JAKARTA - Pemerintah melalui Kementerian Pariwisata dan Ekonomi Kreatif tengah menjalankan Program Work from Bali atau Kerja dari Bali atau (WFB). Tujuannya untuk kembali menggerakan perekonomian Bali. Namun, program ini mendapat kritik dari Ekonom Senior Faisal Basri. Ia menentang program tersebut.

Faisal mengatakan program bekerja dari Bali atau work from Bali yang dicanangkan pemerintah akan meningkatkan mobilitas masyarakat di tengah pandemi COVID-19, yang saat ini bahkan belum teratasi.

"Tolong juga jangan bekerja from Bali, Lombok, Danau Toba, nah konsepnya ini mobilitas kan. Jadi bekerja dari rumah. Kasihan orang Bali, orang pusat wisata karena di bawa virusnya oleh manusia," tuturnya dalam diskusi virtual, Minggu, 20 Juni.

Rencana WFB dicetuskan oleh Kementerian Koordinator Bidang Kemaritiman dan Investasi sejak Mei lalu. Tujuh lembaga di bawah kementerian yang dipimpin Luhut Binsar Pandjaitan itu akan mengirimkan pegawai negeri sipil alias PNS-nya untuk bekerja dari Bali dengan dalih membantu perekonomian Pulau Dewata yang ambruk karena pandemi.

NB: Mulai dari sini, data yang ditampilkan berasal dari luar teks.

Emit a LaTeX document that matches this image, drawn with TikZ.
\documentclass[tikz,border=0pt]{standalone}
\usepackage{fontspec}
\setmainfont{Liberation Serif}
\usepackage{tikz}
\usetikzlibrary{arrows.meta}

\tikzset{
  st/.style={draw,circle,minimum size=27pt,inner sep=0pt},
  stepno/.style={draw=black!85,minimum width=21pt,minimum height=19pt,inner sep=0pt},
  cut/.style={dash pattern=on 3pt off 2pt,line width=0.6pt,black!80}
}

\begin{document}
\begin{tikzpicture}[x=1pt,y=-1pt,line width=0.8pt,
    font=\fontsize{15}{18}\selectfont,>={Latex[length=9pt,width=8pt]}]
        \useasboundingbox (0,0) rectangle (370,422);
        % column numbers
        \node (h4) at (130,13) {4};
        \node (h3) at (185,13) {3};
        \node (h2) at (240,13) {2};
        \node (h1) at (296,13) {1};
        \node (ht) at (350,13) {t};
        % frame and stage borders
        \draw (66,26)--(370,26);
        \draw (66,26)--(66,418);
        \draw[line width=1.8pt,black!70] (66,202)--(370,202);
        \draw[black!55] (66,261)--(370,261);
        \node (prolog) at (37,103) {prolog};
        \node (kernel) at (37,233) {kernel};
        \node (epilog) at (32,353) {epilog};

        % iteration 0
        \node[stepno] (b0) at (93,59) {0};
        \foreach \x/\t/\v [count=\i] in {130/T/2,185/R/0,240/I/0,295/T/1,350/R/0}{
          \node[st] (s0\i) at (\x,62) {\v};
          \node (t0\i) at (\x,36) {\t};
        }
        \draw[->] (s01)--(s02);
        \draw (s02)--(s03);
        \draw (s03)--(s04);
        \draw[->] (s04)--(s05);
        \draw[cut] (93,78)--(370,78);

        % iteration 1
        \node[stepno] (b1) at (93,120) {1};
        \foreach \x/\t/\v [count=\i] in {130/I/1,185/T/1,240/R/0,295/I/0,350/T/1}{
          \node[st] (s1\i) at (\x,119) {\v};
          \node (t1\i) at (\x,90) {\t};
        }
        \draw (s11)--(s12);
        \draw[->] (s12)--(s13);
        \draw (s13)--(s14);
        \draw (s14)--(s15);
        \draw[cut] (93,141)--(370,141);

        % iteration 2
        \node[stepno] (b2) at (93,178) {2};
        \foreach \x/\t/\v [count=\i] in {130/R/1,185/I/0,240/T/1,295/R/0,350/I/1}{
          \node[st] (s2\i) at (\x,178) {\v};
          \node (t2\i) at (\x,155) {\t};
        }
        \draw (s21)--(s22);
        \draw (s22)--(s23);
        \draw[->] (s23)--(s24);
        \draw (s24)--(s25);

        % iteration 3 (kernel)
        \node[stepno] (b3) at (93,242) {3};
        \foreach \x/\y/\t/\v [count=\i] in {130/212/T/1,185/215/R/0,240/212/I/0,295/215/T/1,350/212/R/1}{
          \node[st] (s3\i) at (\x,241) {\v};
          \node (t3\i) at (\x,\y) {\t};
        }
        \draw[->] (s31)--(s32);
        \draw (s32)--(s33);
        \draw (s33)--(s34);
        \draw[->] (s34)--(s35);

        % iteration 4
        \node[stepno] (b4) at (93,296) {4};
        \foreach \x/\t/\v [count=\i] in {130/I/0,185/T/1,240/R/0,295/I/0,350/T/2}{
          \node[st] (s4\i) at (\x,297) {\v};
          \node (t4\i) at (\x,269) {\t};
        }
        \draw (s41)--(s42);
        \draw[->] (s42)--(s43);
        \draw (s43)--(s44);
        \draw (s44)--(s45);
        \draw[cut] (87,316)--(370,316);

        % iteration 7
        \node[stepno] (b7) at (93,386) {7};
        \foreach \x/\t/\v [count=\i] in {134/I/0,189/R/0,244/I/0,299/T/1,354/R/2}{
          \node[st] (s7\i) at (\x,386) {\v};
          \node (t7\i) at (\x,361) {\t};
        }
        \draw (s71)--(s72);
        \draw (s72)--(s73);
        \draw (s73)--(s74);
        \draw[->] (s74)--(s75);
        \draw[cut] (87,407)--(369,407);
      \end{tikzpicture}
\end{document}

Sebelumnya Kemenparekraf sudah lebih dulu menginisiasi WFB di awal tahun 2021. Saat ini kementerian di bawah pimpinan Sandiaga Uno terus berupaya mengajak berbagai sektor untuk menerapkan hal yang sama.

Faisal mengatakan alih-alih mengajak masyarakat bekerja dari destinasi wisata, pemerintah harus mengambil langkah untuk menangani pandemi COVID-19 dengan pembatasan skala besar.

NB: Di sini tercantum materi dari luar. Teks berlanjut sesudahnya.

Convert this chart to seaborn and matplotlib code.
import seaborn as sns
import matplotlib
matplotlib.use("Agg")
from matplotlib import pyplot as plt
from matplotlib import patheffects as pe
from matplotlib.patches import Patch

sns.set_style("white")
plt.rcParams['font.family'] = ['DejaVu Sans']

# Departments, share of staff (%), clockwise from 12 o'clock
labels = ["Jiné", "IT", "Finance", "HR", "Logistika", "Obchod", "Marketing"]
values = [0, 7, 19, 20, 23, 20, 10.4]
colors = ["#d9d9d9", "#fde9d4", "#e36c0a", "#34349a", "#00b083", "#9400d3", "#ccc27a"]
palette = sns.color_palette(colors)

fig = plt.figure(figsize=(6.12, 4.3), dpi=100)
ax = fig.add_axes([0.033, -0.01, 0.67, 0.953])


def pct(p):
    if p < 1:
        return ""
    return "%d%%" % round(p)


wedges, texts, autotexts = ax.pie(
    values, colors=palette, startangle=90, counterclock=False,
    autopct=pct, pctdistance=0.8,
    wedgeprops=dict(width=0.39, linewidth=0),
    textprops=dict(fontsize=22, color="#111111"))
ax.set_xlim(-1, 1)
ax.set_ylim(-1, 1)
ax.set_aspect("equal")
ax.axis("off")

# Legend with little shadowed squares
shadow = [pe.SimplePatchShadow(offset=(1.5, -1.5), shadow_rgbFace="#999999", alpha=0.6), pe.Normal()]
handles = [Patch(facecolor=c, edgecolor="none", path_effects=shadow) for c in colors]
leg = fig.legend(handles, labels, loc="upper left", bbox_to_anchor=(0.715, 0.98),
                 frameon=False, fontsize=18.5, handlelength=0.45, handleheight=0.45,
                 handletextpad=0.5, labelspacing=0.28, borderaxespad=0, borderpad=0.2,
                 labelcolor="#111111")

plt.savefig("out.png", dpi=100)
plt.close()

Lebih lanjut, Faisal berujar pembatasan skala besar bisa dilakukan selama dua pekan agar gelombang penyebaran wabah yang meningkat akibat munculnya varian baru virus penyebab COVID-19 dapat ditekan.

"Jadi ayo kita pahit-pahit 2 minggu, pemerintah cari uangnya sesuai dengan UU. Ini sesuai UU. UU dibuat oleh para ahlinya karena ada naskah akademis, dan sebagainya ini yang kita langgar dengan membuat, menciptakan berbagai istilah baru yang rakyat juga makin tidak tahu dan peduli. Sekarang PSBB mikro, RT, RW segala macam," tuturnya.

Jangan tunda pengetatan, ongkosnya akan lebih mahal

Faisal mengingatkan pemerintah untuk tidak lagi menunda pengetatan. Sebab, ongkos yang akan dikeluarkan pemerintah untuk pemulihan akan jauh lebih mahal. Menurut Faisal, Indonesia juga belum terlambat untuk menyelesaikan masala pandemi.

"Jadi ayo kita call sekarang atau kita akan mengalami ongkos yang lebih mahal lagi mengingat kapasitas sistem kesehatan kita sangat terbatas. Karena itu kita call kepada presiden ayo Pak belum terlambat," ucapnya.

Menurut Faisal, jika lockdown dilakukan oleh pemerintah sejak awal maka biaya yang dikeluarkan tidak akan besar. Bahkan, kata dia, lebih kecil dari anggaran PEN yang kini dikeluarkan pemerintah.

"Kita bayangkan lockdown dilakukan di awal, Jakarta kita kunci 3 minggu itu anggarannya tidak sampai Rp100 triliun. Kalau sekarang PEN itu sudah sampai Rp600 triliun ya. Kalau sekarang lockdown nasional hitung-hitungannya lebih rumit tentu saja, karena Indonesia itu sangat luas," tuturnya.

"Jadi sekali lagi dari segi ongkos akan mencapai ratusan triliun sudah pasti itu, itu lah ongkos penundaan. Dan ongkos penundaan itu akan semakin mahal lagi kalau pada akhirnya kita mengalami kolaps dan lockdown. Nah kalau kolaps kita melakukan lockdown itu ongkosnya akan jauh lebih mahal itu yang sudah pasti," lanjutnya.

Di samping itu, Faisal meminta agar Presiden Joko Widodo (Jokowi) untuk mengganti panglima perang COVID-19 yang sesungguhnya. Sebab, saat ini Menko Perekonomian Airlangga Hartarto yang ditunjuk menjadi komite penanganan COVID-19 dan pemulihan ekonomi nasional (KPC-PEN) dianggap berorientasi pada pemulihan ekonomi.

"Supaya kita tidak kecewa tunjuklah panglima perang yang sesungguhnya. Yang mampu menunjukan tindakan-tindakan sesuai dengan data dan berbasis ilmu pengetahuan," katanya.